Executive education lost favour during the financial crisis as corporations cut costs – but there has been a revival, with global growth in the training of executives.
“We have realized an increase in our Indonesia executive education client base,” said Dr Ian Williamson, associate dean for international relations at Melbourne Business School. He added that efforts to expand into southeast Asia’s largest economy, a strategic priority, have generated “very successful results”.
“One of Indonesia’s largest national corporations has partnered with us to develop their senior managers,” he said. “This is one of a number of long-term relationships that we have cultivated.”

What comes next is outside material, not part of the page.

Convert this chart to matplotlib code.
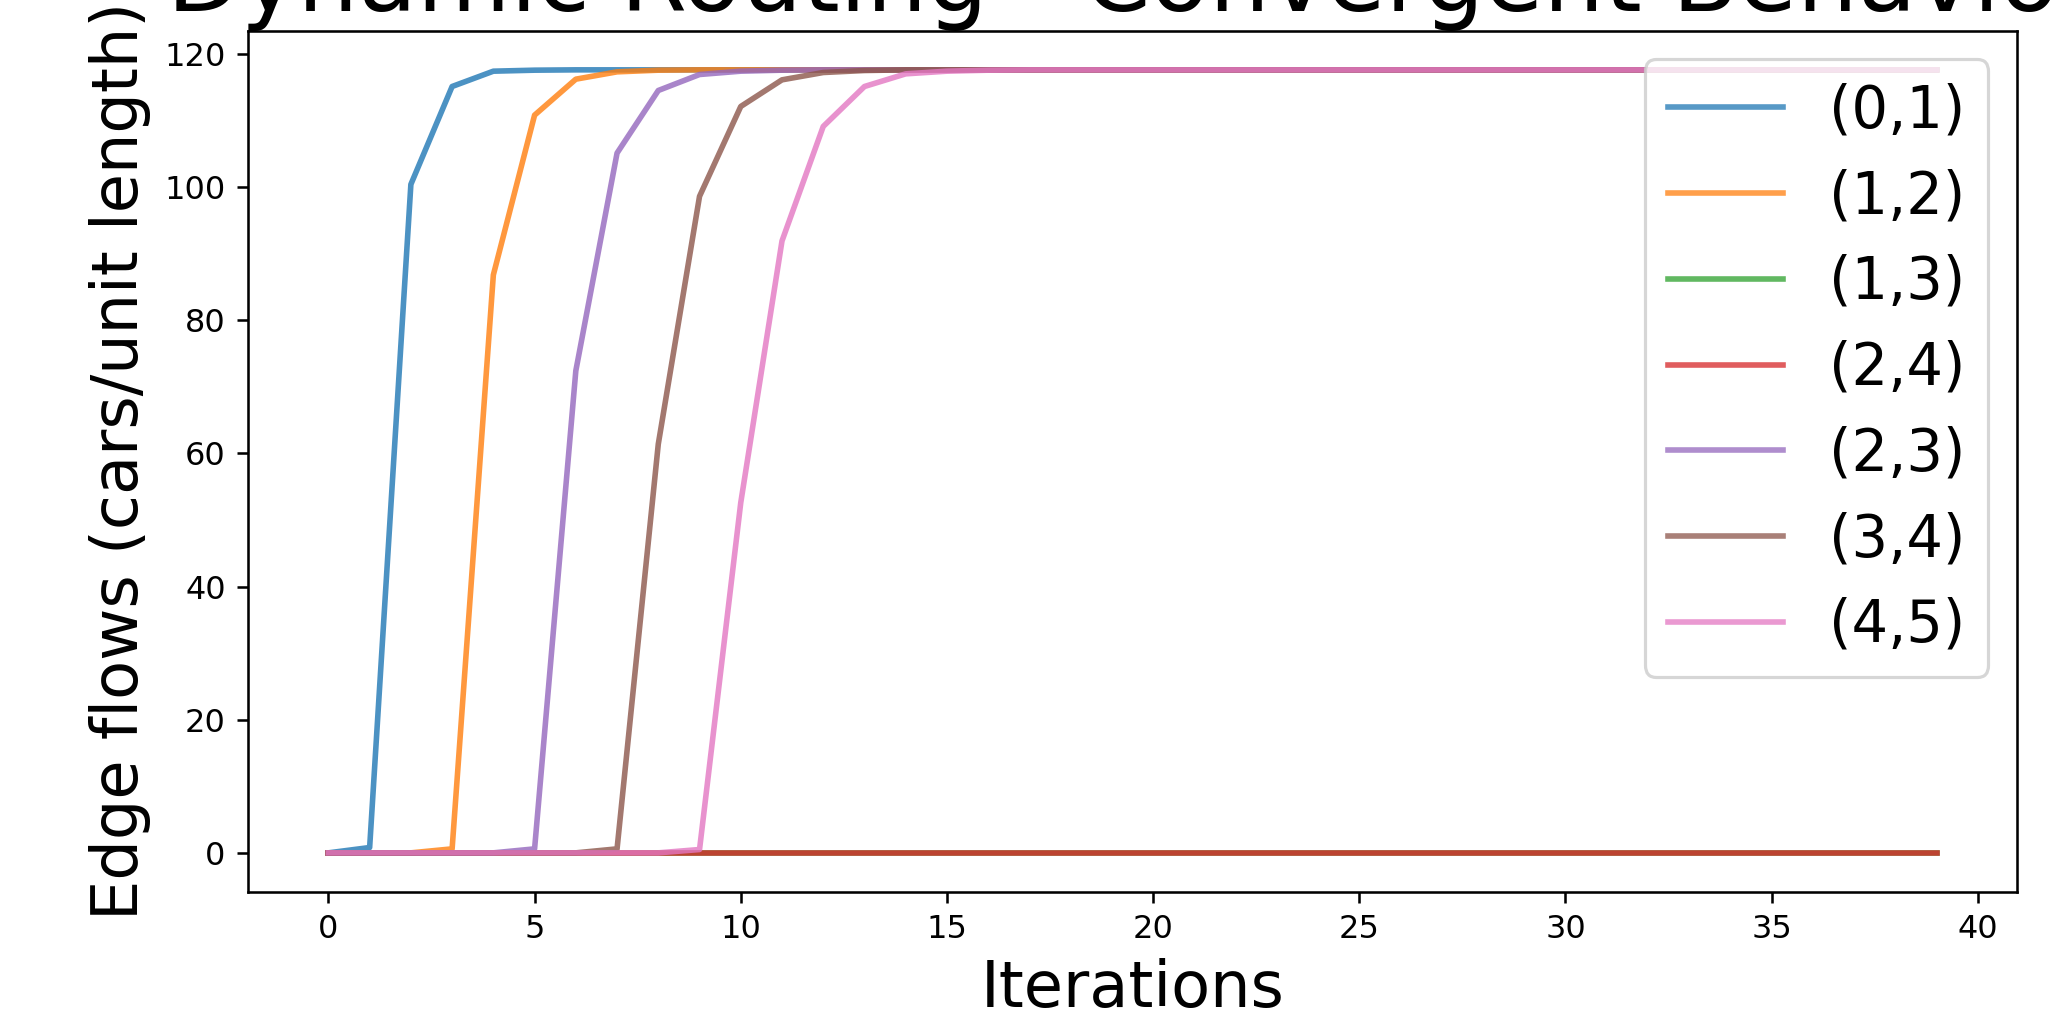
import matplotlib
matplotlib.use("Agg")
import matplotlib.pyplot as plt
import numpy as np

iterations = list(range(40))
plateau = 117.6

edge_labels = ["(0,1)", "(1,2)", "(1,3)", "(2,4)", "(2,3)", "(3,4)", "(4,5)"]

flow_01 = [0.0, 0.8, 100.4, 115.1, 117.4, 117.55] + [plateau] * 34
flow_12 = [0.0, 0.0, 0.0, 0.6, 86.8, 110.8, 116.2, 117.3, 117.55] + [plateau] * 31
flow_13 = [0.0] * 40
flow_24 = [0.0] * 40
flow_23 = [0.0, 0.0, 0.0, 0.0, 0.0, 0.6, 72.4, 105.1, 114.5, 116.9, 117.4, 117.55] + [plateau] * 28
flow_34 = [0.0] * 7 + [0.6, 61.4, 98.6, 112.1, 116.1, 117.2, 117.5] + [plateau] * 26
flow_45 = [0.0] * 9 + [0.5, 52.6, 91.9, 109.1, 115.1, 117.0, 117.4, 117.55] + [plateau] * 23

series = [flow_01, flow_12, flow_13, flow_24, flow_23, flow_34, flow_45]

DPI = 230
fig = plt.figure(figsize=(2052 / DPI, 1009 / DPI), dpi=DPI)
ax = fig.add_axes([248 / 2052, 117 / 1009, (2017 - 248) / 2052, (892 - 30.7) / 1009])

for vals, lab in zip(series, edge_labels):
    ax.plot(iterations, vals, label=lab, alpha=0.8, linewidth=1.75)

ax.set_title("Dynamic Routing - Convergent Behavior", fontsize=30)
ax.set_xlabel("Iterations", fontsize=20)
ax.set_ylabel("Edge flows (cars/unit length)", fontsize=20)
ax.tick_params(labelsize=10)
leg = ax.legend(loc="upper right", fontsize=18)
for h in leg.get_lines():
    h.set_alpha(0.75)

fig.savefig("out.png", dpi=DPI)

“Because Indonesia is a popular country for contract manufacturing, due to its relatively low labour costs, it is a favourite destination for foreign multinationals,” said Angeline Chivapathy, MBA program director for Edinburgh Business School in Malaysia.
China is also a growth area. China’s burgeoning market for English language degrees has seen western business schools strike deals to teach large corporations.
California’s Haas School of Business in May landed a contract to teach Chinese leaders at an executive leadership centre in Shanghai, according to a memorandum of understanding signed by both organizations.
The courses will focus on current issues in business, innovation and public policy. “The partnership is a win-win situation,” said Professor Teck Ho, faculty director of Haas’ Asia Business Center.
According to a recent survey by Chicago’s Booth School of Business in the US, growth in executive programmes at 11 top US schools rose by nearly 5% over two years.
Andrew White, associate dean of executive education at Oxford’s Saïd Business School, in 2014 said that revenues from custom business had risen from $9 million to $15 million in a year.
The Middle East in particular has proven lucrative for many European business schools in recent years.
London Business School in 2013 won a $38 million contract to deliver a leadership program to managers at the Kuwait Petroleum Company, a subsidiary of the Kuwait Investment Authority, the country’s sovereign wealth fund.
“We already have major clients in the region, some of [them] very long standing,” said Sir Andrew Likierman, dean of LBS.
HEC Paris, the French business school, has contracts in Qatar – a complete portfolio of programs – and recently launched its first executive master’s degree in Azerbaijan.
ESCP Europe, the business school with campuses across the Continent, recently struck a deal to teach employees of Indian Railways, the trains enterprise owned by India’s government.
Africa too has taken to executive education, with sub-Saharan companies employing European and US business schools to educate their management teams.
Duke Corporate Education, owned by America’s Duke University, trains various African clients including banks, natural resources companies and telecoms businesses.
HEC Paris recently signed deals with some of Ivory Coast’s state departments – and a federation of private companies – to lead programs for hundreds of public and private sector executives.
Inge of HEC Executive Education said that programs of a similar scope typically yield €1 million in revenue.
“There is a huge potential market for business schools [in Africa],” said Dr Barbara Drexler, associate dean of international affairs at Frankfurt School of Finance and Management.
The German business school founded the Central African Business School in the Democratic Republic of the Congo in 2013, and delivers a range of executive programs that enable “international companies to educate and train their executives”, said Barbara.
“As many international companies open offices, branches or plants in Africa, the demand for business education increases,” she added, including “banks and other financial institutions [and] advisory firms”.
Advances in technology have led to innovation in the teaching of corporate managers. Larger audiences are now being reached with relative ease, opening up the market to new clients.
According to Bersin by Deloitte, a subsidiary of the leading consultancy firm of the same name, the corporate training market is worth $70 billion in the US alone.
Henley Business School last year won a contract to train the Financial Conduct Authority, the UK’s financial regulator, with a course that will be taught through distance learning.
The FCA said in an emailed statement that the cost of this program is “comparable to that of a specialist MSc course”. Henley's other MSc programs cost up to £18,000.
EdX, a learning technology group, in 2014 ran a pilot course on big data that enrolled 3,500 people from more than 2,000 organizations including Microsoft, which grossed about $1.7 million.
Another online learning provider, Udemy, launched Udemy for Business in 2013. It has grown to have more than 350 partners including Oracle Corporation, the computer tech giant, and licenses content for $29 a user per month.
Coursera, which also provides online programs, landed a contract with internet giant Yahoo which covers the cost of its employees’ certificates - usually $49 for each unit.
C3 Energy, the software company, is similarly paying for employees to take a Coursera-hosted machine learning course, said Daphne Koller, president of Coursera.
However, critics of online learning have said lower cost structures will eventually shift executive education from a business-to-business market to a business-to-consumer market.